We need more info to make anything of this little study.  I also think the title is misleading (and is leading to misleading news reports, as is typical), as actual mood and anxiety scores were unchanged, only the tension and stress scores (though certainly over the long term tension and stress are associated with more depressed and anxious mood states).  Whatever gets you funding, I suppose…


  1. I saw that and was thinking of sending it to you but 1. It is very limited, like you said: "what these researchers did not measure is pretty much everything that would tell us anything about what actually happened to decrease those stress scores" (you're quotable!) and 2. You are omniscient and knew about it already (and I'm omniscient because I know that you're omniscient).

    I agree for the most part. I think that if you tell people to go on a vegetarian diet they will spontaneously cut out all of the fast food and go eat food that they weren't eating before and resolve some nutrient deficiencies like...say...magnesium, which is plausible to us both. Now if they had done a dietary analysis we would be able to check that but they didn't.

    There are also other explanations that either fall into the wild-and-crazy-speculation-about-physiology or wild-and-crazy-armchair-psychology categories, but I need to keep that junk instead my head where it belongs. I'm also waiting for the next trial. Hopefully it doesn't have any flaws in it.

  2. This was a pilot study, so I'm not sure it has much validity for the rest of us who don't fly airplanes.

    That settles it - I'm going vegan.

    Thanks, Emily.


    PS: I'm looking for the time to review a recent article on the dietary sodium/potassium ratio, which is linked to longevity and cardiovascular disease. The paleo diet should move the ratio in the right direction (lower sodium, higher potassium) compared to the SAD.

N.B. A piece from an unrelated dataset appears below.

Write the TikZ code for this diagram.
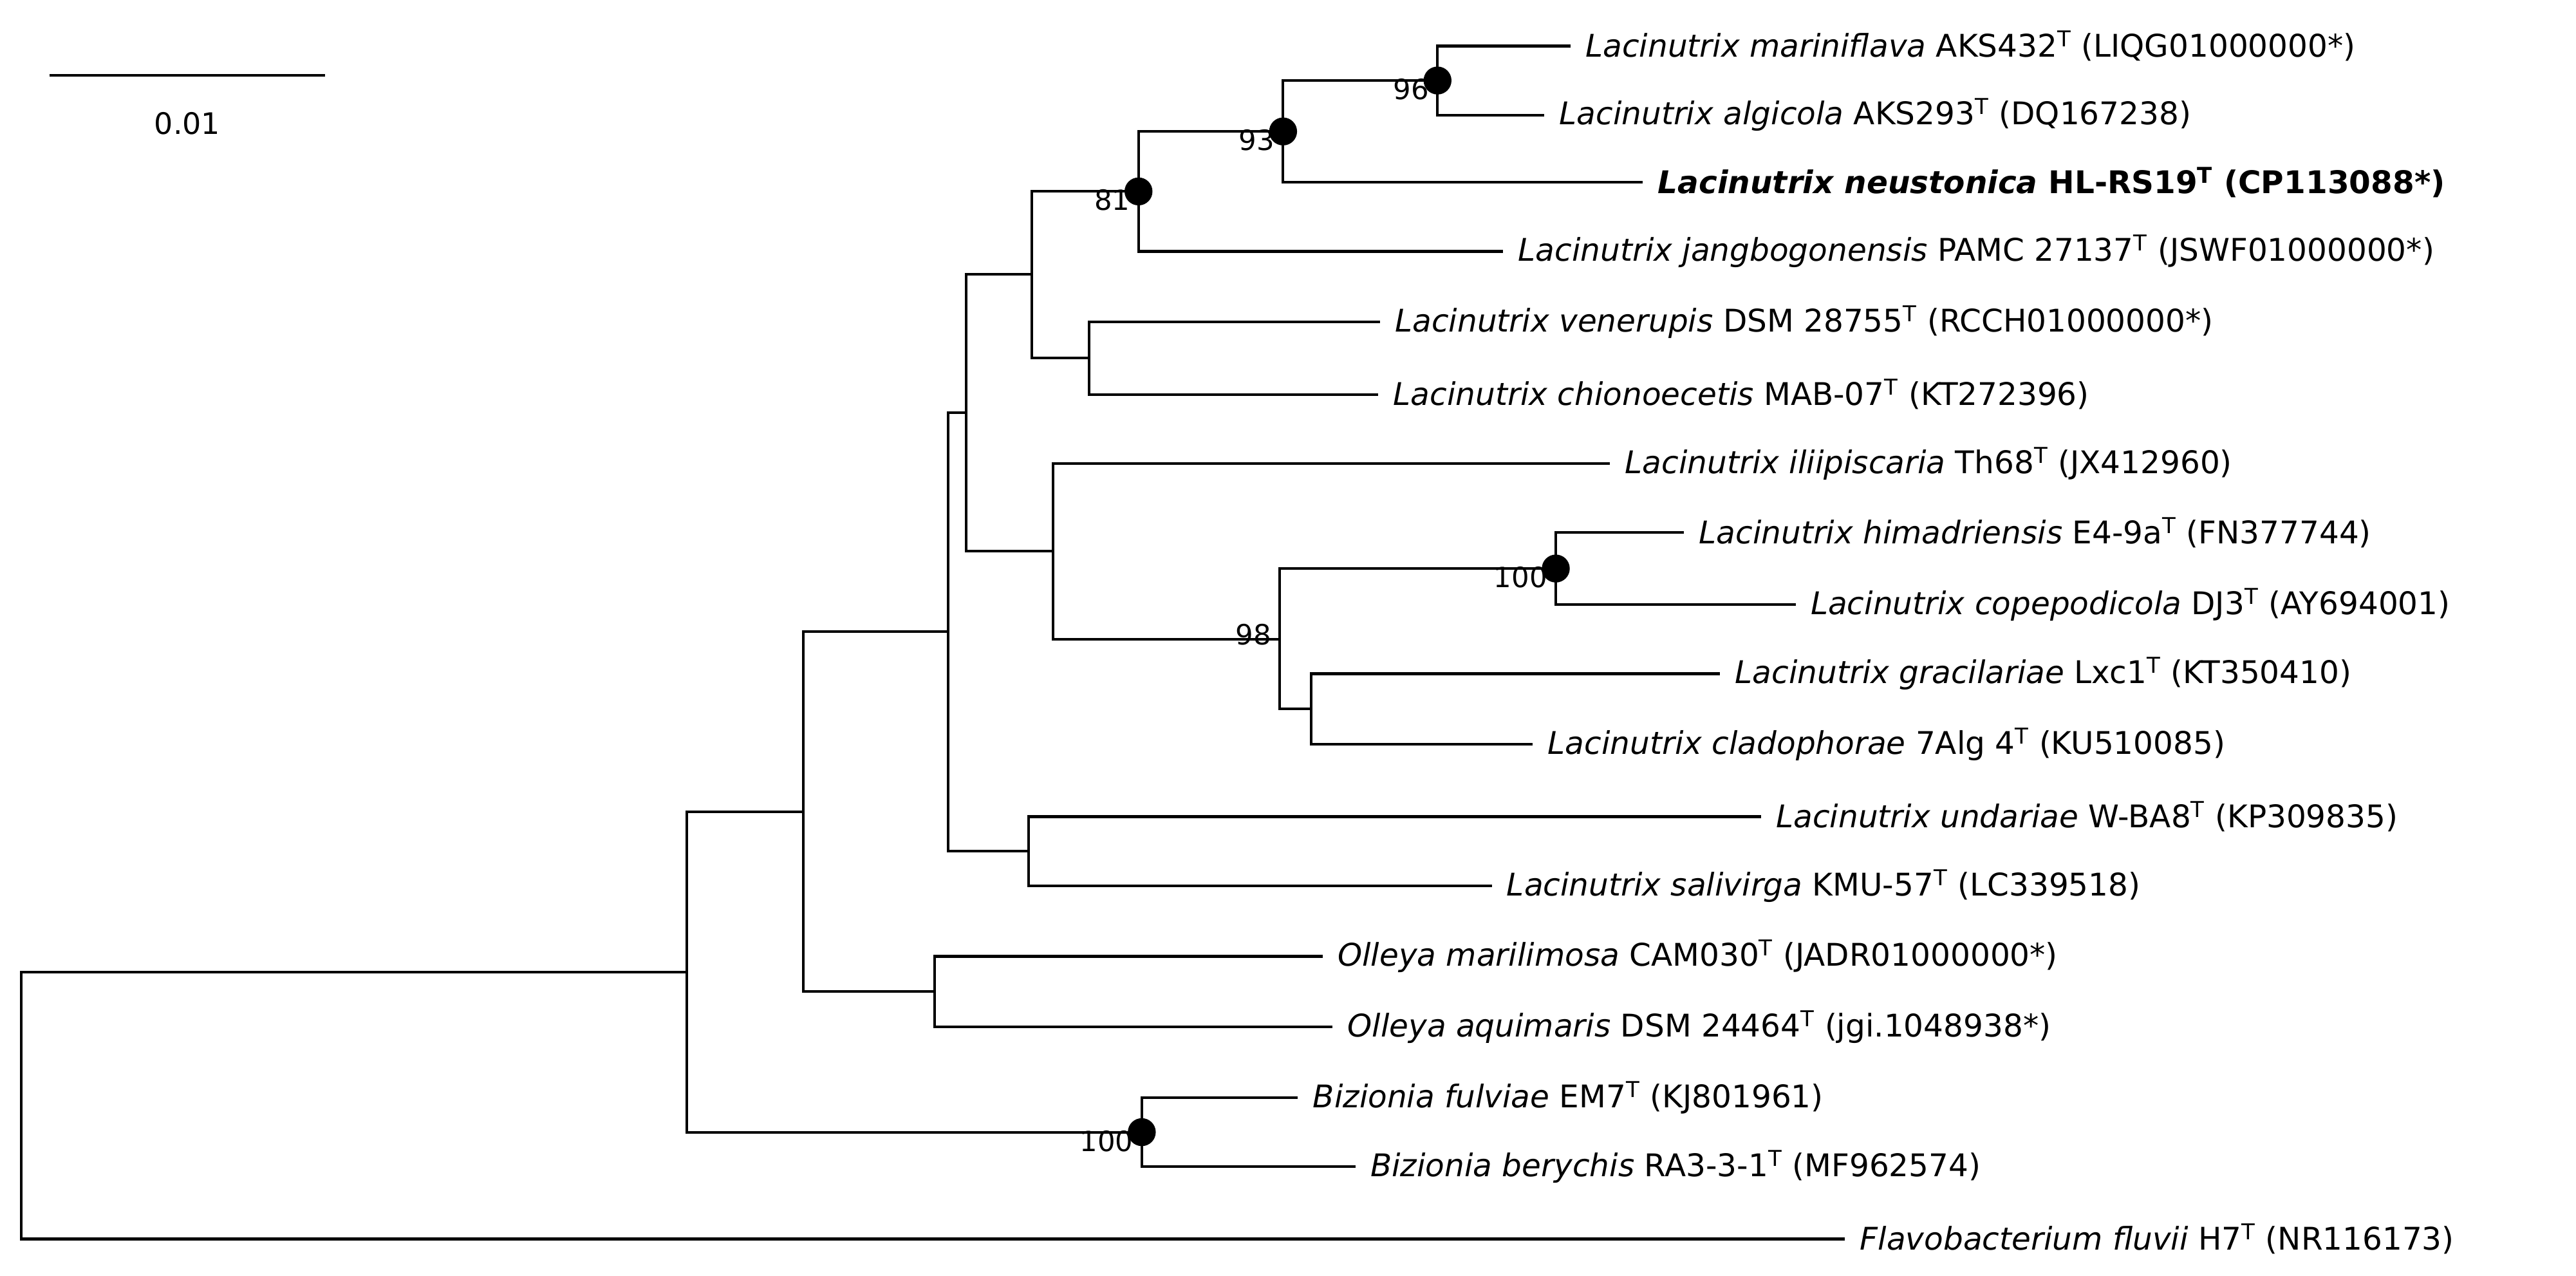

  3. Meatless = > Less Tense in the Short Term => Past Tense in the Long Term

  4. Sodium/potassium ratio??? I suppose this passes for a more holistic scientific approach?

  5. What's the time frame for the possible interference between AA & EPA? If taking O3 caps with eggs = bad, would eating eggs in AM and gobbling O3s or fish in PM make any difference?

  6. I don't think that dietary arachidonic acid increases inflammation at all, there isn't any evidence for it. Some people just assume that because metabolites of arachidonic acid are pro-inflammatory then dietary arachidonic acid will get turned into these metabolites willy nilly and lead to massive chronic inflammation. But it's not so

    That's what we want, just one substitution with a supplement not a "low arachidonic acid diet" where they make many changes or whatever, and certainly not epidemiology, we want this experiment which is perfect. If I could do the Japan bow thingy to those researches I totally would.

    So eat your eggs, they might even have benefits (in mice but I'm kind of mousey sometimes!)

    I already believed that theory to be bunk because of my personal experience of eating eggs and having a CRP measurement of 0.1mg/dl. And we really know in that study that arachidonic acid doesn't change inflammatory markers because their baseline CRP not only didn't change but was completely optimal. Those Japanese dudes are healthy! :-)

    So it looks like the arachidonic acid---> inflammation hypothesis isn't right, and we need to look elsewhere to explain the changes. I'm still siding with the lack of big macs (or fish fillet?!) and more vegetables and fruits on the vegetarian diet providing more of the nutrients that people are lacking the most.

  7. By the way, I was just reading and realized that there is another possible explanation...good ol' vitamin c

    Or the best explanation, both. Potassium too, it makes me feel good. Obviously we don't know what the dietary changes are, but we have a pretty simple alternative explanation for the results.